The authors acknowledge that there is another explanation for the minimal shift in student attitudes (at least for those who think professors are trying to indoctrinate): The professors on the left just might not be very good at indoctrination. But even if that is true, and the authors don't see evidence for that thesis, they believe that their analysis should be reassuring. "Regardless of any biases (intentional or unintentional) that professors bring to their teaching, the findings presented here should help alleviate the concern that students, on a widespread basis, are being forced to adopt the political positions of their liberal professors," the authors write.

It seems unlikely all concerns will be alleviated. Daniel B. Klein, a professor of economics at George Mason University, has written a number of articles about the political leanings of faculty members, focusing on the relative dominance of liberal, pro-government views. He faulted the new report on several grounds. He said that the authors could have done more tracing why students move from one political category of identification to another, and that they likely would have found some correlation with the political leanings of professors.

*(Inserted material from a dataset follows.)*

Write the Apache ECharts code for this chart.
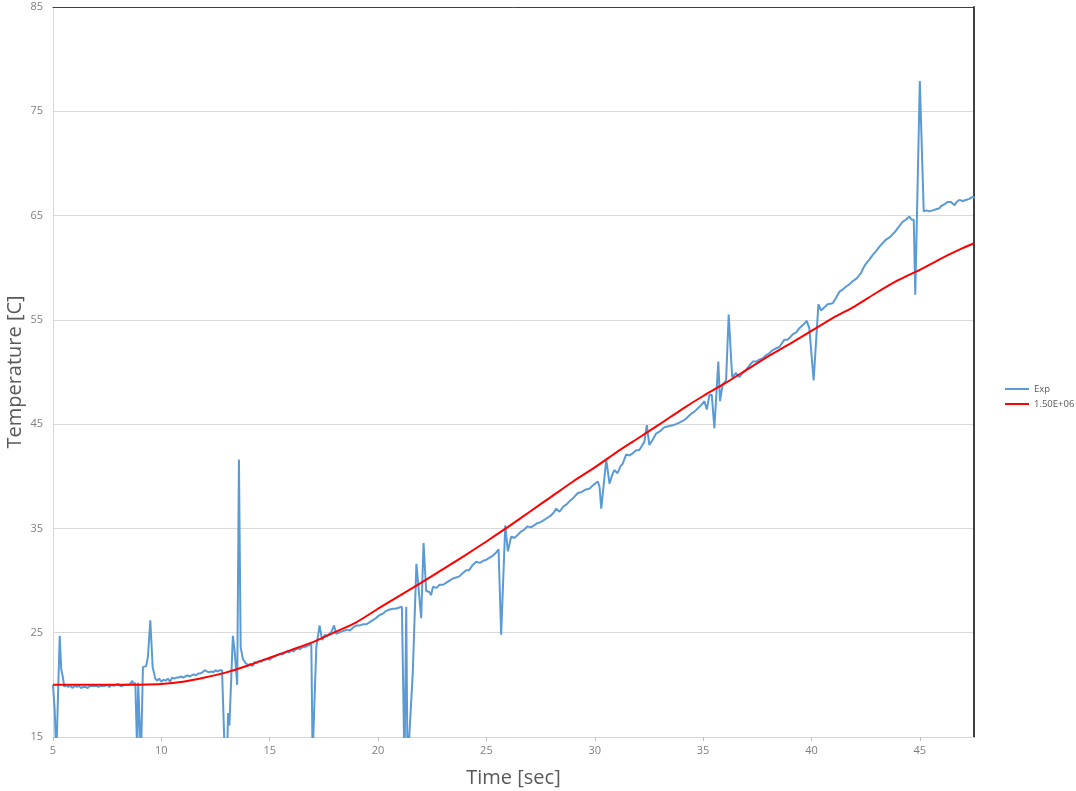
<!DOCTYPE html>
<html>
<head>
<meta charset="utf-8">
<script src="https://cdn.jsdelivr.net/npm/echarts@6/dist/echarts.min.js"></script>
<style>
html,body{margin:0;padding:0;background:#fff;}
#c{width:1076px;height:791px;}
</style>
</head>
<body>
<div id="c"></div>
<script>
// Measured series "Exp": time [s] and temperature [C]
var expTime = [
5.00,5.08,5.15,5.22,5.31,5.38,5.45,5.52,5.60,5.70,5.80,5.90,6.00,6.10,6.20,6.30,6.40,6.50,6.60,6.70,
6.80,6.90,7.00,7.10,7.20,7.30,7.40,7.50,7.60,7.70,7.80,7.90,8.00,8.10,8.20,8.30,8.40,8.50,8.60,8.66,
8.72,8.80,8.84,8.89,8.93,9.02,9.06,9.15,9.30,9.38,9.49,9.60,9.72,9.80,9.90,10.0,10.1,10.2,10.3,10.4,
10.5,10.6,10.7,10.8,10.9,11.0,11.1,11.2,11.3,11.4,11.5,11.6,11.7,11.8,11.9,12.0,12.1,12.2,12.3,12.4,
12.5,12.6,12.7,12.8,12.87,12.93,13.03,13.08,13.14,13.30,13.38,13.50,13.58,13.66,13.76,13.88,14.0,14.1,14.2,14.3,
14.4,14.5,14.6,14.7,14.8,14.9,15.0,15.1,15.2,15.3,15.4,15.5,15.6,15.7,15.8,15.9,16.0,16.1,16.2,16.3,
16.4,16.5,16.6,16.7,16.8,16.92,16.98,17.07,17.15,17.30,17.42,17.55,17.65,17.76,17.85,17.97,18.07,18.15,18.30,18.45,
18.55,18.70,18.85,19.00,19.15,19.30,19.45,19.60,19.76,19.90,20.07,20.20,20.38,20.50,20.68,20.80,20.95,21.10,21.16,21.22,
21.30,21.36,21.60,21.77,21.99,22.10,22.22,22.37,22.45,22.53,22.70,22.84,23.00,23.15,23.30,23.45,23.60,23.75,23.90,24.07,
24.20,24.37,24.53,24.70,24.85,25.00,25.15,25.30,25.45,25.56,25.68,25.87,25.99,26.14,26.30,26.45,26.60,26.75,26.90,27.05,
27.20,27.35,27.50,27.65,27.80,27.95,28.10,28.22,28.37,28.55,28.70,28.83,29.00,29.22,29.40,29.55,29.75,29.95,30.14,30.22,
30.30,30.53,30.68,30.80,30.90,31.05,31.20,31.29,31.45,31.60,31.75,31.91,32.05,32.14,32.29,32.40,32.52,32.70,32.83,33.00,
33.21,33.40,33.60,33.75,33.95,34.14,34.30,34.45,34.60,34.75,34.90,35.06,35.17,35.29,35.40,35.52,35.70,35.78,35.90,36.06,
36.18,36.34,36.52,36.67,36.82,36.98,37.13,37.29,37.45,37.60,37.75,37.90,38.05,38.21,38.40,38.52,38.60,38.75,38.90,39.00,
39.13,39.30,39.44,39.60,39.78,39.90,40.10,40.32,40.44,40.60,40.75,40.98,41.13,41.29,41.44,41.60,41.75,41.90,42.10,42.29,
42.40,42.52,42.68,42.82,42.98,43.13,43.30,43.44,43.60,43.74,43.88,43.98,44.10,44.20,44.35,44.52,44.62,44.72,44.79,45.00,
45.18,45.30,45.43,45.60,45.75,45.90,45.98,46.15,46.28,46.44,46.60,46.70,46.82,46.98,47.13,47.28,47.44,47.55
];
var expTemp = [
20.0,17.5,13.0,13.0,24.7,21.5,20.8,19.8,20.0,19.8,19.9,19.7,19.9,19.8,19.9,19.7,19.8,19.8,19.7,19.9,
19.9,19.9,19.9,19.8,19.9,19.9,19.9,20.0,19.8,20.0,19.9,20.0,20.1,19.9,19.9,20.0,20.0,20.0,20.2,20.4,
20.0,20.2,20.3,13.0,20.2,20.2,13.0,21.7,21.8,22.7,26.2,21.7,20.6,20.4,20.6,20.3,20.5,20.4,20.6,20.3,
20.7,20.6,20.7,20.7,20.8,20.7,20.8,20.9,20.8,20.9,21.0,20.9,21.1,21.1,21.2,21.4,21.3,21.2,21.3,21.2,
21.4,21.3,21.4,21.4,21.4,13.0,13.0,17.3,16.1,24.7,23.3,20.0,41.6,23.6,22.5,22.1,21.9,22.0,21.8,22.2,
22.1,22.3,22.2,22.4,22.4,22.5,22.4,22.6,22.7,22.8,22.9,23.0,22.9,23.1,23.2,23.1,23.3,23.2,23.4,23.5,
23.4,23.6,23.6,23.7,23.8,23.9,13.0,13.0,23.6,25.7,24.3,24.8,24.7,24.9,25.1,25.7,24.9,24.9,25.1,25.2,
25.3,25.2,25.5,25.7,25.7,25.8,25.8,26.0,26.2,26.4,26.7,26.8,27.1,27.2,27.3,27.3,27.4,27.5,27.4,12.0,
27.5,12.0,21.1,31.6,26.4,33.6,29.0,28.9,28.6,29.4,29.3,29.6,29.6,29.8,30.0,30.2,30.3,30.4,30.7,31.0,
31.0,31.5,31.8,31.7,31.9,32.0,32.2,32.4,32.7,33.0,24.8,35.3,32.8,34.2,34.1,34.4,34.7,34.9,35.2,35.1,
35.3,35.5,35.6,35.8,36.0,36.2,36.5,36.9,36.6,37.1,37.3,37.6,37.9,38.4,38.5,38.7,38.8,39.2,39.5,39.0,
36.9,41.6,39.3,40.1,40.6,40.3,41.0,41.2,42.1,42.0,42.2,42.5,42.5,42.4,43.3,44.9,43.0,43.6,44.1,44.3,
44.7,44.8,44.9,45.0,45.2,45.4,45.7,46.0,46.2,46.5,46.8,47.2,46.4,47.8,47.8,44.6,51.0,47.2,48.8,49.2,
55.5,49.5,49.9,49.5,49.9,50.2,50.6,51.0,51.0,51.2,51.3,51.6,51.8,52.1,52.3,52.4,52.5,53.1,53.1,53.3,
53.6,53.8,54.2,54.5,54.9,54.2,49.2,56.5,55.9,56.2,56.5,56.6,57.1,57.7,57.9,58.2,58.4,58.7,59.0,59.5,
60.0,60.4,60.8,61.2,61.6,62.0,62.4,62.7,62.9,63.2,63.5,63.8,64.1,64.4,64.6,64.9,64.6,64.6,57.4,77.9,
65.4,65.5,65.4,65.5,65.6,65.7,65.9,66.1,66.3,66.3,66.0,66.3,66.5,66.4,66.5,66.6,66.8,66.7
];
// Model series "1.50E+06"
var fitTime = [5,6,7,8,9,10,11,12,13,14,15,16,17,18,19,20,21,22,23,24,25,26,27,28,29,30,31,32,33,34,35,36,37,38,39,40,41,42,43,44,45,46,47,47.5];
var fitTemp = [20.0,20.0,20.0,20.0,20.02,20.08,20.3,20.7,21.2,21.85,22.6,23.35,24.1,25.05,26.0,27.3,28.55,29.8,31.1,32.4,33.75,35.15,36.6,38.05,39.5,40.85,42.3,43.65,45.0,46.4,47.7,48.9,50.2,51.5,52.7,53.95,55.2,56.3,57.6,58.8,59.8,60.9,61.9,62.35];
var seriesNames = ["Exp", "1.50E+06"];
var xTitle = "Time [sec]";
var yTitle = "Temperature [C]";

function pairs(xs, ys){ var out=[]; for(var i=0;i<xs.length;i++){ out.push([xs[i], ys[i]]); } return out; }

var FONT = "'Open Sans', 'Noto Sans', sans-serif";
var chart = echarts.init(document.getElementById('c'), null, {renderer:'canvas'});
chart.setOption({
  animation: false,
  backgroundColor: '#ffffff',
  textStyle: {fontFamily: FONT},
  grid: {left: 53, right: 102, top: 7, bottom: 54, containLabel: false, outerBoundsMode: 'none'},
  legend: {
    orient: 'vertical', left: 1005, top: 384, width: 120, padding: 0,
    itemWidth: 24, itemHeight: 10, itemGap: 5,
    textStyle: {fontSize: 9.5, color: '#595959', fontFamily: FONT, overflow: 'none', width: 80},
    data: [{name: seriesNames[0], icon: 'path://M0,0 L24,0 L24,2 L0,2 Z'}, {name: seriesNames[1], icon: 'path://M0,0 L24,0 L24,2 L0,2 Z'}]
  },
  xAxis: [{
    type: 'value', min: 5, max: 47.5, interval: 5,
    name: xTitle, nameLocation: 'middle', nameGap: 31, nameMoveOverlap: false,
    nameTextStyle: {fontSize: 20, color: '#595959', fontFamily: FONT},
    axisLine: {show: true, lineStyle: {color: '#d9d9d9', width: 1}},
    axisTick: {show: true, length: 4, lineStyle: {color: '#bfbfbf'}},
    axisLabel: {fontSize: 11, color: '#7f7f7f', margin: 8, showMaxLabel: false, fontFamily: FONT},
    splitLine: {show: false}
  }, {
    type: 'value', position: 'top', min: 5, max: 47.5,
    axisLine: {show: true, lineStyle: {color: '#404040', width: 1}},
    axisTick: {show: false}, axisLabel: {show: false}, splitLine: {show: false}
  }],
  yAxis: [{
    type: 'value', min: 15, max: 85, interval: 10,
    name: yTitle, nameLocation: 'middle', nameGap: 28, nameMoveOverlap: false,
    nameTextStyle: {fontSize: 20, color: '#595959', fontFamily: FONT},
    axisLine: {show: true, lineStyle: {color: '#d9d9d9', width: 1}},
    axisTick: {show: false},
    axisLabel: {fontSize: 11, color: '#7f7f7f', margin: 10, fontFamily: FONT},
    splitLine: {show: true, lineStyle: {color: '#d9d9d9', width: 1}}
  }, {
    type: 'value', position: 'right', min: 15, max: 85,
    axisLine: {show: true, lineStyle: {color: '#404040', width: 2}},
    axisTick: {show: false}, axisLabel: {show: false}, splitLine: {show: false}
  }],
  series: [{
    name: seriesNames[0], type: 'line', symbol: 'none', clip: true,
    data: pairs(expTime, expTemp),
    lineStyle: {color: '#5b9bd5', width: 2}, itemStyle: {color: '#5b9bd5'}, z: 3
  }, {
    name: seriesNames[1], type: 'line', symbol: 'none', clip: true, smooth: 0.2,
    data: pairs(fitTime, fitTemp),
    lineStyle: {color: '#ff0000', width: 2}, itemStyle: {color: '#ff0000'}, z: 4
  }]
});
</script>
</body>
</html>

But even if the new study shows that indoctrination is not a widespread problem, Klein said that the new analysis addresses only one issue. The authors may have "usefully refuted" the massive indoctrination idea in an "interesting" way, but fear of indoctrination is not the only reason some people worry about the lack of political balance on college faculties.

"Even if it were true that students totally took a Bart Simpson attitude toward their college professors and were completely uninfluenced by them, I still think it would be a tragedy that during those four years, they were not getting the good stuff," Klein said. There is an "opportunity cost" when students graduate in four years and haven't been exposed (or have only been exposed to negative ideas about) Adam Smith and Friedrich Hayek and Milton Friedman, Klein said. Too many students graduate with a "complete zero" in those and other people worth knowing, Klein said. So political leanings matter, he added, even without the assumption of indoctrination.